Well, I'm probably going to get a lot of blow back from this, but I'm telling you what I would do.
The Co-parenting session is not about your R, it's about how to parent your child together. There is no 'going dark' when it comes to your child's wellbeing. That being said, you have got to lay this on the table. Tell the C that you want to be heard before anything else is discussed in the session and you want to be heard without interuption. Your H seems to have a lot of blaming and blah blah blah going on but you never say a word. How is that being an advocate for your child? Bottom line, tell the C that you feel there is NO co-parenting going on. Tell her about the appointment with the C that STBXH skipped, tell her about pulling up to the house and OW being there and ask how you should handle that when your S14 is with you and sees this behavior. Your STBXH has to be hit over the head with how his actions are affecting his son.
Aliens hae ZERO clue!
I had a mind blowing experience when talking to my XH about the situation he put our son in. I asked him what kind of example of manhood and responsibility he was setting for our son. His response, "I'm not here to set an example." WTH????? Excuse me? That is what parents do! Our children learn from our examples. If we demonstrate love, responsibiliy, support and integrity then that is more likely what they will model. If we show them moral bankruptcy, lies, manipulation, and disrespect to those around us then that is possibly the path we put them on.
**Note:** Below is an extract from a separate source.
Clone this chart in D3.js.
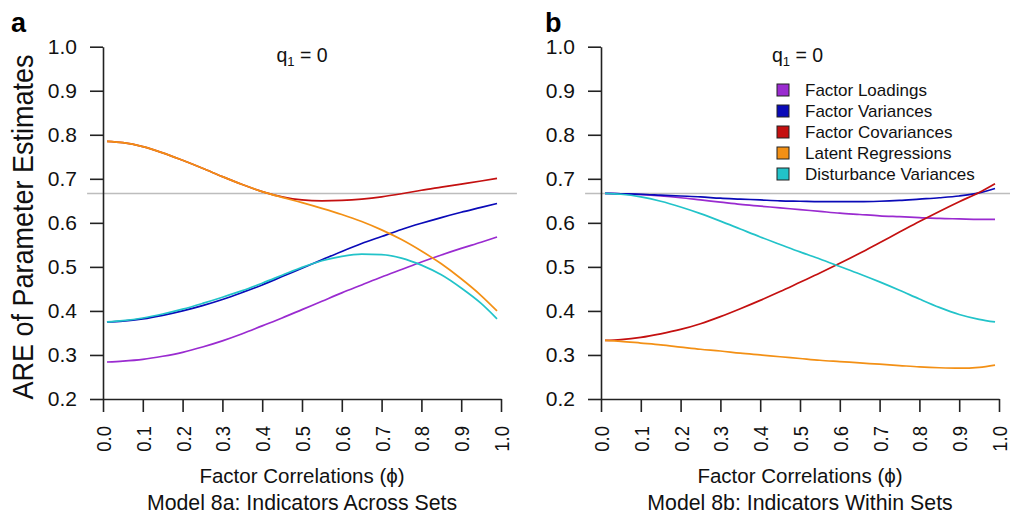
<!DOCTYPE html>
<html>
<head>
<meta charset="utf-8">
<script src="https://cdn.jsdelivr.net/npm/d3@7"></script>
<style>
  html, body { margin: 0; padding: 0; background: #fff; }
  svg { display: block; font-family: "Liberation Sans", Arial, sans-serif; }
</style>
</head>
<body>
<svg id="chart" width="1010" height="514"></svg>
<script>
// ---------------- DATA ----------------
const phi = [0.01, 0.05, 0.1, 0.15, 0.2, 0.25, 0.3, 0.35, 0.4, 0.45, 0.5,
             0.55, 0.6, 0.65, 0.7, 0.75, 0.8, 0.85, 0.9, 0.95, 0.99];

const seriesNames = ["Factor Loadings", "Factor Variances", "Factor Covariances",
                     "Latent Regressions", "Disturbance Variances"];
const seriesColors = ["#9a2bd0", "#0a0ab8", "#c41010", "#f39015", "#22c3c9"];

const xTicks = [0, 0.1, 0.2, 0.3, 0.4, 0.5, 0.6, 0.7, 0.8, 0.9, 1.0];
const yTicks = [0.2, 0.3, 0.4, 0.5, 0.6, 0.7, 0.8, 0.9, 1.0];
const refValue = 2 / 3;

// Panel a: Model 8a (Indicators Across Sets)
const aLoadings     = [0.284, 0.286, 0.290, 0.297, 0.306, 0.318, 0.332, 0.348, 0.366, 0.384, 0.403,
                       0.422, 0.441, 0.459, 0.477, 0.494, 0.511, 0.527, 0.542, 0.556, 0.568];
const aVariances    = [0.375, 0.377, 0.382, 0.390, 0.400, 0.412, 0.426, 0.442, 0.459, 0.478, 0.497,
                       0.516, 0.535, 0.553, 0.569, 0.585, 0.599, 0.612, 0.624, 0.635, 0.644];
const aCovariances  = [0.785, 0.782, 0.773, 0.759, 0.742, 0.724, 0.705, 0.687, 0.671, 0.659, 0.652,
                       0.650, 0.651, 0.654, 0.659, 0.666, 0.674, 0.681, 0.688, 0.695, 0.701];
const aRegressions  = [0.785, 0.782, 0.773, 0.759, 0.742, 0.724, 0.705, 0.687, 0.671, 0.658, 0.646,
                       0.633, 0.619, 0.603, 0.584, 0.562, 0.536, 0.507, 0.473, 0.435, 0.400];
const aDisturbances = [0.375, 0.378, 0.384, 0.393, 0.404, 0.417, 0.431, 0.446, 0.463, 0.481, 0.499,
                       0.514, 0.524, 0.529, 0.528, 0.520, 0.504, 0.482, 0.452, 0.417, 0.382];

// Panel b: Model 8b (Indicators Within Sets)
const bLoadings     = [0.667, 0.666, 0.664, 0.661, 0.657, 0.652, 0.647, 0.642, 0.638, 0.634, 0.630,
                       0.626, 0.622, 0.619, 0.616, 0.614, 0.612, 0.610, 0.609, 0.608, 0.608];
const bVariances    = [0.667, 0.666, 0.665, 0.663, 0.661, 0.659, 0.656, 0.654, 0.652, 0.650, 0.649,
                       0.648, 0.648, 0.648, 0.649, 0.651, 0.654, 0.657, 0.661, 0.668, 0.678];
const bCovariances  = [0.333, 0.335, 0.340, 0.348, 0.358, 0.371, 0.387, 0.405, 0.424, 0.444, 0.465,
                       0.486, 0.508, 0.531, 0.555, 0.579, 0.603, 0.626, 0.648, 0.669, 0.689];
const bRegressions  = [0.333, 0.331, 0.327, 0.323, 0.318, 0.313, 0.309, 0.304, 0.300, 0.296, 0.292,
                       0.288, 0.285, 0.282, 0.279, 0.276, 0.273, 0.271, 0.270, 0.272, 0.277];
const bDisturbances = [0.667, 0.665, 0.659, 0.649, 0.636, 0.621, 0.604, 0.586, 0.568, 0.551, 0.534,
                       0.518, 0.501, 0.484, 0.466, 0.447, 0.427, 0.408, 0.392, 0.381, 0.375];

const panels = [
  { letter: "a", caption: "Model 8a: Indicators Across Sets",
    series: [aLoadings, aVariances, aCovariances, aRegressions, aDisturbances],
    legend: false },
  { letter: "b", caption: "Model 8b: Indicators Within Sets",
    series: [bLoadings, bVariances, bCovariances, bRegressions, bDisturbances],
    legend: true }
];

// ---------------- LAYOUT ----------------
const svg = d3.select("#chart");
const layout = [
  { x0: 103, x1: 501, letterX: 11, qX: 302, qAnchor: "middle" },
  { x0: 601, x1: 999, letterX: 545, qX: 772, qAnchor: "start" }
];
const yTop = 46.7, yBot = 399;
const tickLen = 13;
const axisColor = "#222";
const textColor = "#111";
const fontFam = "'Liberation Sans', Arial, sans-serif";

panels.forEach((p, i) => {
  const L = layout[i];
  const x = d3.scaleLinear().domain([0, 1]).range([L.x0, L.x1]);
  const y = d3.scaleLinear().domain([0.2, 1.0]).range([yBot, yTop]);
  const g = svg.append("g");

  // reference line at 2/3 (spans expanded plot region)
  g.append("line")
    .attr("x1", x(-0.04)).attr("x2", Math.min(x(1.04), 1010))
    .attr("y1", y(refValue)).attr("y2", y(refValue))
    .attr("stroke", "#bdbdbd").attr("stroke-width", 1.5);

  // curves
  const line = d3.line()
    .x((d, k) => x(phi[k]))
    .y(d => y(d))
    .curve(d3.curveMonotoneX);
  p.series.forEach((vals, s) => {
    g.append("path")
      .datum(vals)
      .attr("d", line)
      .attr("fill", "none")
      .attr("stroke", seriesColors[s])
      .attr("stroke-width", 1.7);
  });

  // x axis
  const xAxis = g.append("g")
    .attr("transform", `translate(0,${yBot})`)
    .call(d3.axisBottom(x).tickValues(xTicks).tickSize(tickLen).tickSizeOuter(0)
          .tickFormat(d3.format(".1f")));
  xAxis.select(".domain").attr("stroke", axisColor).attr("stroke-width", 1.6);
  xAxis.selectAll(".tick line").attr("stroke", axisColor).attr("stroke-width", 1.6);
  const sx = 0.88;
  xAxis.selectAll(".tick text")
    .attr("fill", textColor)
    .style("font-size", "21px")
    .style("font-family", fontFam)
    .attr("transform", `rotate(-90) scale(${sx},1)`)
    .attr("text-anchor", "end")
    .attr("x", -27 / sx)
    .attr("y", 0)
    .attr("dy", "0.36em");

  // y axis
  const yAxis = g.append("g")
    .attr("transform", `translate(${L.x0},0)`)
    .call(d3.axisLeft(y).tickValues(yTicks).tickSize(tickLen).tickSizeOuter(0)
          .tickPadding(13).tickFormat(d3.format(".1f")));
  yAxis.select(".domain").attr("stroke", axisColor).attr("stroke-width", 1.6);
  yAxis.selectAll(".tick line").attr("stroke", axisColor).attr("stroke-width", 1.6);
  yAxis.selectAll(".tick text")
    .attr("fill", textColor)
    .style("font-size", "21px")
    .style("font-family", fontFam);

  // axis title and caption
  const cx = (L.x0 + L.x1) / 2;
  g.append("text")
    .attr("x", cx).attr("y", 483)
    .attr("text-anchor", "middle")
    .attr("fill", textColor)
    .style("font-size", "20.5px")
    .text("Factor Correlations (\u03D5)");
  g.append("text")
    .attr("x", cx).attr("y", 510)
    .attr("text-anchor", "middle")
    .attr("fill", textColor)
    .style("font-size", "21.3px")
    .text(p.caption);

  // panel letter
  g.append("text")
    .attr("x", L.letterX).attr("y", 31.5)
    .attr("fill", "#000")
    .style("font-size", "27px")
    .style("font-weight", "bold")
    .text(p.letter);

  // q1 = 0
  const q = g.append("text")
    .attr("x", L.qX).attr("y", 62)
    .attr("text-anchor", L.qAnchor)
    .attr("fill", textColor)
    .style("font-size", "19.5px");
  q.append("tspan").text("q");
  q.append("tspan").attr("dy", 4).style("font-size", "13px").text("1");
  q.append("tspan").attr("dy", -4).text(" = 0");

  // legend
  if (p.legend) {
    const lg = g.append("g");
    seriesNames.forEach((name, s) => {
      const cy = 90 + s * 21;
      lg.append("rect")
        .attr("x", 777).attr("y", cy - 6)
        .attr("width", 12).attr("height", 12)
        .attr("fill", seriesColors[s])
        .attr("stroke", "#222").attr("stroke-width", 1);
      lg.append("text")
        .attr("x", 805).attr("y", cy)
        .attr("dy", "0.36em")
        .attr("fill", textColor)
        .style("font-size", "17px")
        .text(name);
    });
  }
});

// shared y-axis title
svg.append("text")
  .attr("transform", "translate(33,227) rotate(-90) scale(0.9,1)")
  .attr("text-anchor", "middle")
  .attr("fill", textColor)
  .style("font-size", "30px")
  .text("ARE of Parameter Estimates");
</script>
</body>
</html>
I remember just sitting there dumbfounded by the statement. A while later I reminded him of what he said and he looked shocked. He thought I was making it up! I asked him if I had ever lied to him or misrepresentd the truth in any way. He had to honestly say no. I then described the scene in detail and the reason he had been there and he remembered it then. He just shook his head and said he had no idea what he had been thinking.
When some of them wake up from their fog, they can't believe some of the things they did and said!
Call him on it now in the safe, supportive environment of the C office. You may be able to redirect the handling of your son.
T19 M15 S19 XH47 M43 bomb12/4/07 PA5/07 S12/26/07 D final 11/17/08 Back together with no defined R 05/2010 confused....to say the least!!!